Florida A&M University, the historically Black educational institution in Tallahassee, received a two-year, $1.3 million grant from the U.S. Health Resources and Services Administration. The grant will fund the university’s Academic-Pipeline Partnerships Enhance Advanced Learning (APPEAL) project. The goal is to increase diversity in healthcare professions. The grant program is under the direction of Henry C. Talley, dean of the university’s School of Nursing.

The University of Georgia received a $2.6 million grant from the National Institutes of Health to fund research to treat African Trypanosomiasis, commonly known as African sleeping sickness. The disease is spread through bites of the tsetse fly. Agricultural workers in sub-Saharan Africa are most likely to be infected.

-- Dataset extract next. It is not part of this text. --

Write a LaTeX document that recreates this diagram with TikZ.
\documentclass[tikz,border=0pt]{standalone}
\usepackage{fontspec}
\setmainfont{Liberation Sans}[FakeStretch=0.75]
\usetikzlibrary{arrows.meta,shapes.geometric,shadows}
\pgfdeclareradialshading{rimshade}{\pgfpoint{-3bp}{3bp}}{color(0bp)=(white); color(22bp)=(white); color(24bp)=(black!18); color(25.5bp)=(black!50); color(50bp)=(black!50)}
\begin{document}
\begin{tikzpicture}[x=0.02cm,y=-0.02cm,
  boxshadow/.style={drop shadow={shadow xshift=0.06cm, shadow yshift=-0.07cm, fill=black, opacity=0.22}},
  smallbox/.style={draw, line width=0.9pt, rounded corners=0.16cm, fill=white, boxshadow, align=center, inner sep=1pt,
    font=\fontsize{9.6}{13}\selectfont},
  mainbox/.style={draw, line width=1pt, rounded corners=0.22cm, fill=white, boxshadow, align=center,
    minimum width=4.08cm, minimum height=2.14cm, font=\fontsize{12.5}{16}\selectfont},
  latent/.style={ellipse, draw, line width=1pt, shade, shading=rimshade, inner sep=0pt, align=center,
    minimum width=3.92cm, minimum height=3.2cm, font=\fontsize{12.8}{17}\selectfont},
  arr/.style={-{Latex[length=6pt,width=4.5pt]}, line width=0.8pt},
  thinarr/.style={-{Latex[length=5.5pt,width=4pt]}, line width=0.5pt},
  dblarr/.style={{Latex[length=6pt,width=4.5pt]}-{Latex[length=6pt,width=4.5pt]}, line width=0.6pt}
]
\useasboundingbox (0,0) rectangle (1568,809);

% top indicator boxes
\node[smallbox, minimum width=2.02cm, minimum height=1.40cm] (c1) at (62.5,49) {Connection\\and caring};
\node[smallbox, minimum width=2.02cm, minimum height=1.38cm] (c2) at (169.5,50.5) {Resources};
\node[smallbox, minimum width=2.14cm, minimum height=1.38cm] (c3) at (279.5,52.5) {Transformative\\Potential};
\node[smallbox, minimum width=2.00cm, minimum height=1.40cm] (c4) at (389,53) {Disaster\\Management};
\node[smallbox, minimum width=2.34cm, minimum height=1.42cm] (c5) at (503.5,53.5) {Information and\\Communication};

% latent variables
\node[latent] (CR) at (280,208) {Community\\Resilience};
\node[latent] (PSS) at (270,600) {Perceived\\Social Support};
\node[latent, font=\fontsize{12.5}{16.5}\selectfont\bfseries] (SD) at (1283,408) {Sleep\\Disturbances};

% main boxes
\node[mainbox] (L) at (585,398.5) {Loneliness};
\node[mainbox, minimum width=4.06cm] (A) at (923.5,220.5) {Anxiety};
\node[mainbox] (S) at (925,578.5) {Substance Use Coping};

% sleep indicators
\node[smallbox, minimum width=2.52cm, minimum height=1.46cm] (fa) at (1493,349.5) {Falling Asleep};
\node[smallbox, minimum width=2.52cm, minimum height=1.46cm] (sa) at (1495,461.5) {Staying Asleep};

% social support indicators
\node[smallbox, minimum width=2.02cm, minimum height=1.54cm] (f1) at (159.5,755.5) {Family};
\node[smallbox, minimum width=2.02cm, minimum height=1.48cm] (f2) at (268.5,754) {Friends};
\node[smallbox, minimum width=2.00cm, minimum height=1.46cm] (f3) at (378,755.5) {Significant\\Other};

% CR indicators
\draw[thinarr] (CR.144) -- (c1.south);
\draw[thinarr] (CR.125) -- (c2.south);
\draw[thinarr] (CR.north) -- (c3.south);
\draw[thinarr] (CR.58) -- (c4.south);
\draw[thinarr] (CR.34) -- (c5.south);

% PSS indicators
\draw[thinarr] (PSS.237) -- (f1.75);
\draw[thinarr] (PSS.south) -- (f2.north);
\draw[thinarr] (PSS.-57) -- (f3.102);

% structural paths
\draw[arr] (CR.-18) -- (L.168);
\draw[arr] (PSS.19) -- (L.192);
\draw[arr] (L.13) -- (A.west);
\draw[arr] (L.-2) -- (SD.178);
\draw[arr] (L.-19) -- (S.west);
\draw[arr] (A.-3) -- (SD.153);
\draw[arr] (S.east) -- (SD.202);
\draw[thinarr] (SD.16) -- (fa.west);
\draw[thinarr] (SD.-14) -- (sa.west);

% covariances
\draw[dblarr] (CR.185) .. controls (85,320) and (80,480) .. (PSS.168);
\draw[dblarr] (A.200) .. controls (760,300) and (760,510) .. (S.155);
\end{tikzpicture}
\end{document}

Scholars at Lycoming College in Williamsport, Pennsylvania, and St. Olaf College in Northfield, Minnesota, will share a $136,000 grant from the American Council of Learned Societies to analyze a collection of correspondence among a family who had ties to the Ku Klux Klan. The research project is entitled “Wild Adolescence: The Pickens Family, the Ku Klux Klan and Racial Terrorism in the Alabama Black Belt.” The 20,000-piece collection is housed at the University of South Alabama.

The Thurgood Marshall College Fund received a $500,000 donation from Lowe’s to further fund the TMCF/Lowes Gap Scholarship program. The program provides funds for college seniors who need to pay their outstanding balance in order to graduate from one of 47 HBCUs that are affiliated with the TMCF.

Historically Black Texas Southern University in Houston received a $100,000 donation from James Harden of the Houston Rockets of the National Basketball Association. The funds will be earmarked for scholarships for students in financial need.

The University of Maryland and historically Black Bowie State University in Maryland are sharing a $1.1 million grant from the U.S. Department of Education for a program to increase the number of students from underrepresented groups who pursue doctoral studies in education research.